Without the pictures, extract every line from the start of the material to the line containing "(Bt) at (574,1008);", both ends included.

--

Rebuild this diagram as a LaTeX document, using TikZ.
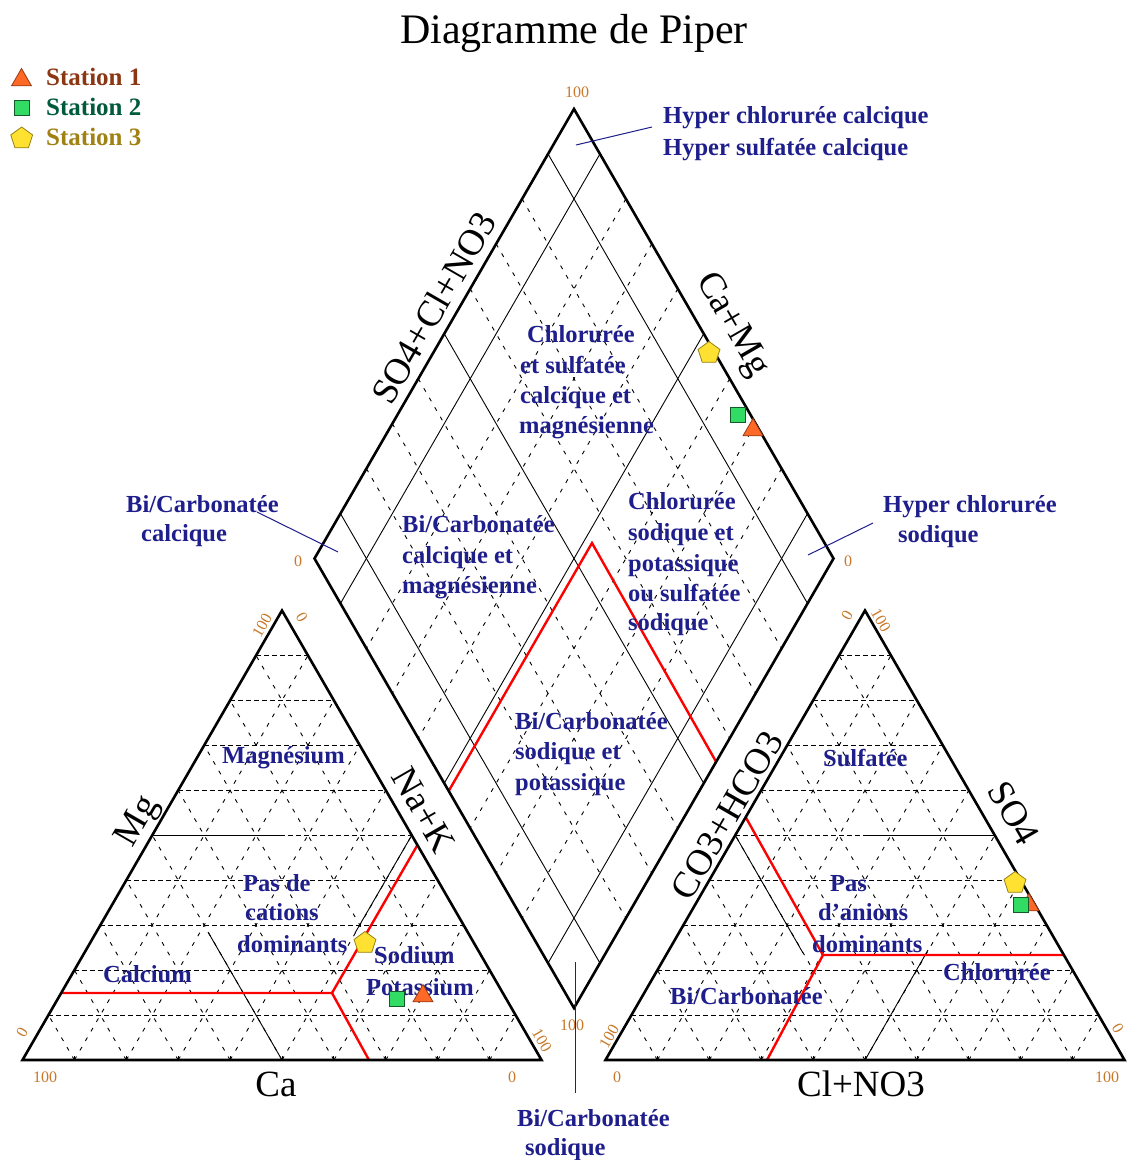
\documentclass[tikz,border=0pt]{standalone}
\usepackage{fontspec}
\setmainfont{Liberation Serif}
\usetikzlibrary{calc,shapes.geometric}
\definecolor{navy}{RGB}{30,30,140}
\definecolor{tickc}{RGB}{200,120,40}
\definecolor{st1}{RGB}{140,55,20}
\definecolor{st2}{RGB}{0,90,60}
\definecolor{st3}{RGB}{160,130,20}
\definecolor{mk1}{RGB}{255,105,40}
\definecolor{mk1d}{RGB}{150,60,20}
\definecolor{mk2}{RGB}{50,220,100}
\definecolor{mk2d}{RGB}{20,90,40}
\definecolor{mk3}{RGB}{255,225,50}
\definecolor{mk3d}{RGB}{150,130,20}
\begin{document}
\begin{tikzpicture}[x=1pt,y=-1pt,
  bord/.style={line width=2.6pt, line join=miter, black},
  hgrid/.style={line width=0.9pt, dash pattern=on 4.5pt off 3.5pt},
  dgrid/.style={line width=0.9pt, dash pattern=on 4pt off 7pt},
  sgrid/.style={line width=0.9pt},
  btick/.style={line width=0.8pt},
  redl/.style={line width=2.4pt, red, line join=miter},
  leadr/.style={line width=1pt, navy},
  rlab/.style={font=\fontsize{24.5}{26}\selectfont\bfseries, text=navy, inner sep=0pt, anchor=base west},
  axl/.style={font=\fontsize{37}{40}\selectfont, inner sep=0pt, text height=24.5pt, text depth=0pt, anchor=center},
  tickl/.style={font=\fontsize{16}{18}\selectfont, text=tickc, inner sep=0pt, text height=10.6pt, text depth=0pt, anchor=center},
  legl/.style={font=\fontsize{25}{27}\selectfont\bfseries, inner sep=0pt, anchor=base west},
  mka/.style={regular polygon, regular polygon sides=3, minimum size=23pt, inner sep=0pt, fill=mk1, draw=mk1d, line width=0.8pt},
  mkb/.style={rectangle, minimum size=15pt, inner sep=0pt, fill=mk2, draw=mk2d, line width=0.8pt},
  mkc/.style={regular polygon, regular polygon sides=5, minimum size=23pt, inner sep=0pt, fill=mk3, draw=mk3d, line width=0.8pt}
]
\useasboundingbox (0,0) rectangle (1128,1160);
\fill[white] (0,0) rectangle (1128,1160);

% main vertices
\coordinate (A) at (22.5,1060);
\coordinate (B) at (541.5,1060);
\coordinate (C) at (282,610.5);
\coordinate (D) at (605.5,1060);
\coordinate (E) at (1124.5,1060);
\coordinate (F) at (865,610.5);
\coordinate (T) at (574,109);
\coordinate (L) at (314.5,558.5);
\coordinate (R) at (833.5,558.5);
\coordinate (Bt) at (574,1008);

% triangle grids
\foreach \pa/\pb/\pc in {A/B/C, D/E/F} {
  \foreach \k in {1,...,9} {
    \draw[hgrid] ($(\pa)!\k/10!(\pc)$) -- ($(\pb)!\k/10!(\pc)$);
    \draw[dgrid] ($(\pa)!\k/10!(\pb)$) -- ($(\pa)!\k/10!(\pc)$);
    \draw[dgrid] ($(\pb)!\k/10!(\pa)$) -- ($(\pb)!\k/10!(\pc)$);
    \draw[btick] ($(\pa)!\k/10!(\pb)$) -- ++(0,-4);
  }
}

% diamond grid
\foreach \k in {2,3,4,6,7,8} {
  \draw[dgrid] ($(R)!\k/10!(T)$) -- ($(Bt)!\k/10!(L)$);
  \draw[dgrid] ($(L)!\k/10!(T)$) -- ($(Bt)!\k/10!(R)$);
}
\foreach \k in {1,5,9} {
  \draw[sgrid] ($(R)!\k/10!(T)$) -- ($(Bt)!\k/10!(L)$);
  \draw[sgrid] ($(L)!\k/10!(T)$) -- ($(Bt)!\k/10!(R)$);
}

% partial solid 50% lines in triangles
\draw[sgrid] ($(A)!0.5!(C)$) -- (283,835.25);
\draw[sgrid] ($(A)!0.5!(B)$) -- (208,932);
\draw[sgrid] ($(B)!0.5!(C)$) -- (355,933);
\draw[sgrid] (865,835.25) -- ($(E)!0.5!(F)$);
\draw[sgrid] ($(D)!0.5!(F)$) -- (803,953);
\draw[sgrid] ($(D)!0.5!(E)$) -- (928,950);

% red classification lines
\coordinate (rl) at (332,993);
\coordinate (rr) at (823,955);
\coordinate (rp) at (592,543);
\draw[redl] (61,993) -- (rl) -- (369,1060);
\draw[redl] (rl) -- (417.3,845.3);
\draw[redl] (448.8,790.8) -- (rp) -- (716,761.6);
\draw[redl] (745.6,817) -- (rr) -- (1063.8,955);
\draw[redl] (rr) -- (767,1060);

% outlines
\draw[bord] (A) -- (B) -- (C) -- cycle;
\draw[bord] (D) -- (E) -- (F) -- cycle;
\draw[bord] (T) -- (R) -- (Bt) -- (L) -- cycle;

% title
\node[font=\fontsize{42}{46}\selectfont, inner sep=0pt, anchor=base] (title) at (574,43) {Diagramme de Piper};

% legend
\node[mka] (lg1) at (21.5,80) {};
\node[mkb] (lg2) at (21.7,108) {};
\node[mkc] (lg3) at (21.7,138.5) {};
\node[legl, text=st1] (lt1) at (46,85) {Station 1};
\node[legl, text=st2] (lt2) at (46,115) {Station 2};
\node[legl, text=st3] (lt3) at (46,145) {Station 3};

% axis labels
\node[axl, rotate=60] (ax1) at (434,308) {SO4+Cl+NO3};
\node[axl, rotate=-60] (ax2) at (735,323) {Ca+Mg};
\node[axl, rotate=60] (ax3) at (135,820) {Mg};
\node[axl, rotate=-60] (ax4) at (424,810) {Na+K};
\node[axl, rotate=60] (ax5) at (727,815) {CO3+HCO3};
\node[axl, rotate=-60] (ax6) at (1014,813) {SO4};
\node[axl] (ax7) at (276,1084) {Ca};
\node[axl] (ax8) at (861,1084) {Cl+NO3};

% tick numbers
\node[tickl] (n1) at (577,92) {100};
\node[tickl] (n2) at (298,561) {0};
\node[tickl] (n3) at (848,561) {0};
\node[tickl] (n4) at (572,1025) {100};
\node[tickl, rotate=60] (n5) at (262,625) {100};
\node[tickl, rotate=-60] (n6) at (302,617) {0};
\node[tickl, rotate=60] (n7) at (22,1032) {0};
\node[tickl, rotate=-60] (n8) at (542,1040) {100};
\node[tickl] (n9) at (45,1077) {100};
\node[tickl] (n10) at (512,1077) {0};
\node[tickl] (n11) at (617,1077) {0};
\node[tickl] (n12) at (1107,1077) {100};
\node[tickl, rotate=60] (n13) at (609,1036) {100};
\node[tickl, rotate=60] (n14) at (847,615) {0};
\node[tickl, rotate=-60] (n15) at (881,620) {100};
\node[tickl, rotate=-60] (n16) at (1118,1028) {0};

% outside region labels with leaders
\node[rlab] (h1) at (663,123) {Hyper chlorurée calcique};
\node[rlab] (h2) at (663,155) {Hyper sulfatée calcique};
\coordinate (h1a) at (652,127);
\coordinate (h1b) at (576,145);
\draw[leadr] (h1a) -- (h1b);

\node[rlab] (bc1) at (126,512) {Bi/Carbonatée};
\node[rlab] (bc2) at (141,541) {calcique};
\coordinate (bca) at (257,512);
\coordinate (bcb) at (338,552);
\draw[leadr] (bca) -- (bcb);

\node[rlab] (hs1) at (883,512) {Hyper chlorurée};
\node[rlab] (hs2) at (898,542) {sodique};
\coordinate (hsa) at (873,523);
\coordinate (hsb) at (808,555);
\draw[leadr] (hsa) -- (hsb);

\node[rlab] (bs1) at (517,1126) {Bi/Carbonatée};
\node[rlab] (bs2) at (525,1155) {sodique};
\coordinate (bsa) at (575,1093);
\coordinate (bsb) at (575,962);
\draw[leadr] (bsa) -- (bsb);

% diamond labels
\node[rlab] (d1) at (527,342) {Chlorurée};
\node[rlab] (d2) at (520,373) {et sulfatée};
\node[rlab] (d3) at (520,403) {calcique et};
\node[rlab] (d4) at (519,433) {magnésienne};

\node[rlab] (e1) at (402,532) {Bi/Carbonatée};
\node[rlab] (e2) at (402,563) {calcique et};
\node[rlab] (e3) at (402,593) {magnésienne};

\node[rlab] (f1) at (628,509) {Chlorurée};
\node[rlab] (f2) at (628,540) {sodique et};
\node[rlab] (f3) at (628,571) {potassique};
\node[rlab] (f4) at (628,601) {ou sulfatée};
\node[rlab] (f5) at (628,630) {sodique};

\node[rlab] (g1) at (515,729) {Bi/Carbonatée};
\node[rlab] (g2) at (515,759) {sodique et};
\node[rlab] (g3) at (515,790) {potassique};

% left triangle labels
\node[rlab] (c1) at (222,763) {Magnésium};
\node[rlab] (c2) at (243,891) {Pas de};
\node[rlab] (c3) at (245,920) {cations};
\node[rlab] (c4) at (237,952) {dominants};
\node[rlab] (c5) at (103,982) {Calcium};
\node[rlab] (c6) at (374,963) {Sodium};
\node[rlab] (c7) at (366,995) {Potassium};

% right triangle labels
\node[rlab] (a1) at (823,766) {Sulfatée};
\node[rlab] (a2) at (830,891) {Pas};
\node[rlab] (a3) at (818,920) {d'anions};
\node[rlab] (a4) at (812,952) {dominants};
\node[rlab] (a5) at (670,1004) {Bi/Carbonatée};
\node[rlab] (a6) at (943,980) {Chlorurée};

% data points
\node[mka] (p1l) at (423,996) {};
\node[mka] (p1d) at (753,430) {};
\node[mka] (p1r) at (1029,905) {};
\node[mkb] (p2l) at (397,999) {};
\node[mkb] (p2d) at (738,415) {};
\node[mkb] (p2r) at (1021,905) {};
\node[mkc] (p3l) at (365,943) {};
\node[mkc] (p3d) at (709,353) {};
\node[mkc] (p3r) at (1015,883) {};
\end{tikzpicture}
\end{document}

--

*RESULT*:
Rebuild this diagram as a LaTeX document, using TikZ.
\documentclass[tikz,border=0pt]{standalone}
\usepackage{fontspec}
\setmainfont{Liberation Serif}
\usetikzlibrary{calc,shapes.geometric}
\definecolor{navy}{RGB}{30,30,140}
\definecolor{tickc}{RGB}{200,120,40}
\definecolor{st1}{RGB}{140,55,20}
\definecolor{st2}{RGB}{0,90,60}
\definecolor{st3}{RGB}{160,130,20}
\definecolor{mk1}{RGB}{255,105,40}
\definecolor{mk1d}{RGB}{150,60,20}
\definecolor{mk2}{RGB}{50,220,100}
\definecolor{mk2d}{RGB}{20,90,40}
\definecolor{mk3}{RGB}{255,225,50}
\definecolor{mk3d}{RGB}{150,130,20}
\begin{document}
\begin{tikzpicture}[x=1pt,y=-1pt,
  bord/.style={line width=2.6pt, line join=miter, black},
  hgrid/.style={line width=0.9pt, dash pattern=on 4.5pt off 3.5pt},
  dgrid/.style={line width=0.9pt, dash pattern=on 4pt off 7pt},
  sgrid/.style={line width=0.9pt},
  btick/.style={line width=0.8pt},
  redl/.style={line width=2.4pt, red, line join=miter},
  leadr/.style={line width=1pt, navy},
  rlab/.style={font=\fontsize{24.5}{26}\selectfont\bfseries, text=navy, inner sep=0pt, anchor=base west},
  axl/.style={font=\fontsize{37}{40}\selectfont, inner sep=0pt, text height=24.5pt, text depth=0pt, anchor=center},
  tickl/.style={font=\fontsize{16}{18}\selectfont, text=tickc, inner sep=0pt, text height=10.6pt, text depth=0pt, anchor=center},
  legl/.style={font=\fontsize{25}{27}\selectfont\bfseries, inner sep=0pt, anchor=base west},
  mka/.style={regular polygon, regular polygon sides=3, minimum size=23pt, inner sep=0pt, fill=mk1, draw=mk1d, line width=0.8pt},
  mkb/.style={rectangle, minimum size=15pt, inner sep=0pt, fill=mk2, draw=mk2d, line width=0.8pt},
  mkc/.style={regular polygon, regular polygon sides=5, minimum size=23pt, inner sep=0pt, fill=mk3, draw=mk3d, line width=0.8pt}
]
\useasboundingbox (0,0) rectangle (1128,1160);
\fill[white] (0,0) rectangle (1128,1160);

% main vertices
\coordinate (A) at (22.5,1060);
\coordinate (B) at (541.5,1060);
\coordinate (C) at (282,610.5);
\coordinate (D) at (605.5,1060);
\coordinate (E) at (1124.5,1060);
\coordinate (F) at (865,610.5);
\coordinate (T) at (574,109);
\coordinate (L) at (314.5,558.5);
\coordinate (R) at (833.5,558.5);
\coordinate (Bt) at (574,1008);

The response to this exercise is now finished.